A scofflaw is anyone whose unpaid, delinquent fines for moving violations exceed $1,000 dollars. Scofflaws who are pulled over for other violations or who police come into contact with through other calls risk having their vehicle impounded.
There are more than 3,000 drivers on the list, some of whom owe thousands of dollars each. Scofflaws collectively owe more than $6 million to the city.
"Keep in mind that is for unpaid citations, based on sheer numerical number of citations or whether it's the humongous speeding ticket they get for driving unsafely during a construction zone," Henning said. "There's some in there with over 50 tickets."
A review of the top 50 violators shows one man with 77 outstanding tickets as of April 11. Everyone in the top 50 has at least 25 tickets, and three individuals owe more than $10,000 each.
"The scofflaw list is comprised only of individuals who have more than $1,000 dollars in outstanding traffic violations," assistant municipal attorney Pamela Weiss told KTUU in a separate interview. "That doesn't mean that they've received $1,000 dollars in traffic tickets. It means they've received $1,000 dollars (in tickets), been found guilty of the offenses and then have not paid it so they are delinquent. They are past due."

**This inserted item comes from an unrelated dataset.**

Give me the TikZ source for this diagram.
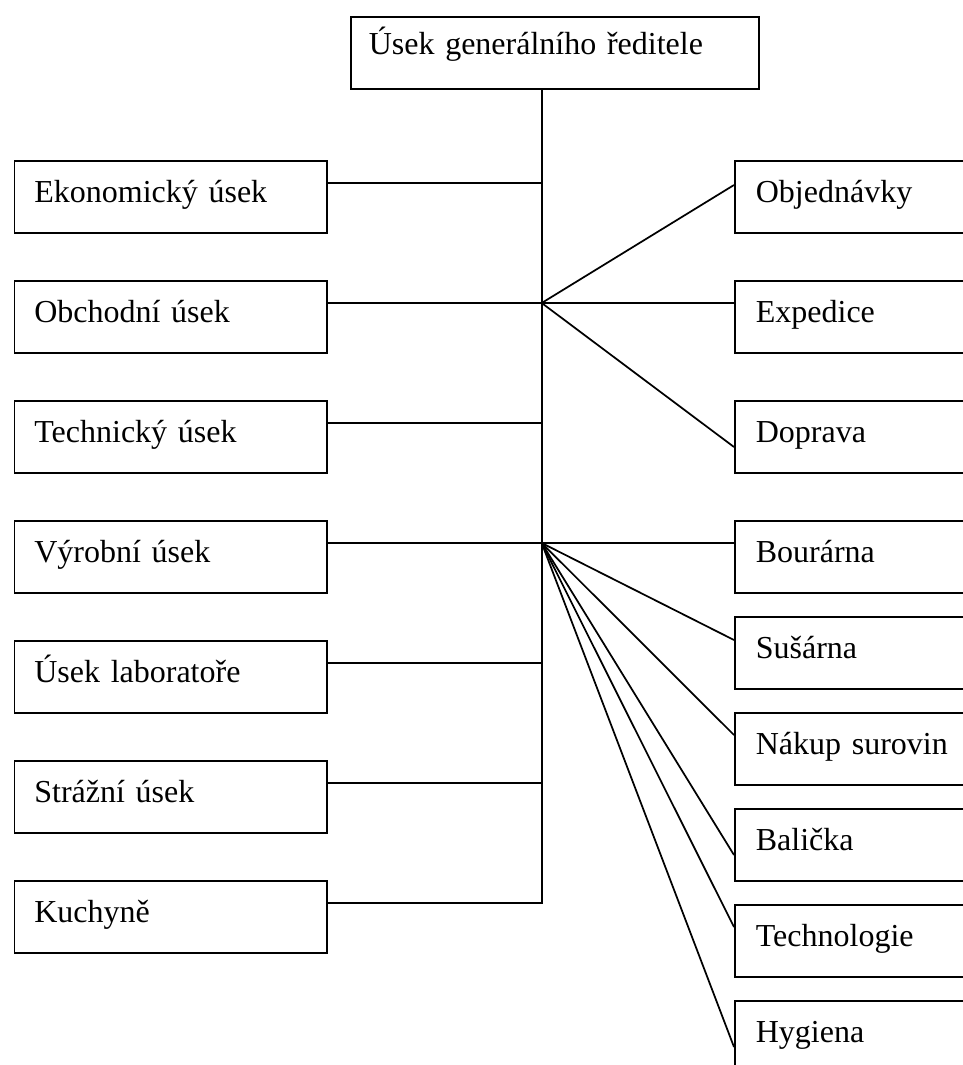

Implemented statewide in 2007 by then-governor Sarah Palin, and adopted that same year in Anchorage, the scofflaw law's primary purpose is public safety.
"The purpose is to get the dangerous drivers that are ignoring their citations off the road," Henning said. "They should take responsibility for their actions and pay their tickets so they are not on the scofflaw list anymore, and they shouldn't drive."
Bank sweeps and Permanent Fund Dividend garnishments help collect some of the money owed. Impounds may provide additional incentive — a vehicle owner who owes fines won't be able to have their car released until fines are paid.
In 2018, Anchorage Police had nearly 1,200 vehicles towed under the scofflaw law. So far in 2019, police have towed about 430 vehicles as of April according to Henning.
The scofflaw list seems to remain fairly stable at around 3,000 offenders and about $6 million owed in any given year, Weiss says. As some people are taken off the list, new scofflaws are added.
The city has tried various techniques to enhance collection, but getting more law breakers to pay up more often has proven difficult.
"It is challenging because some of these speeding tickets are from eight years ago, 10 years ago. It's hard to find a current address or the person might not even live here anymore and feel like they need to pay the fine," Brendan Babb, the city's Chief Innovation Officer told KTUU. "There are people that have a bunch tickets on there that don't seem motivated to pay them and I am not sure our nudges can really help."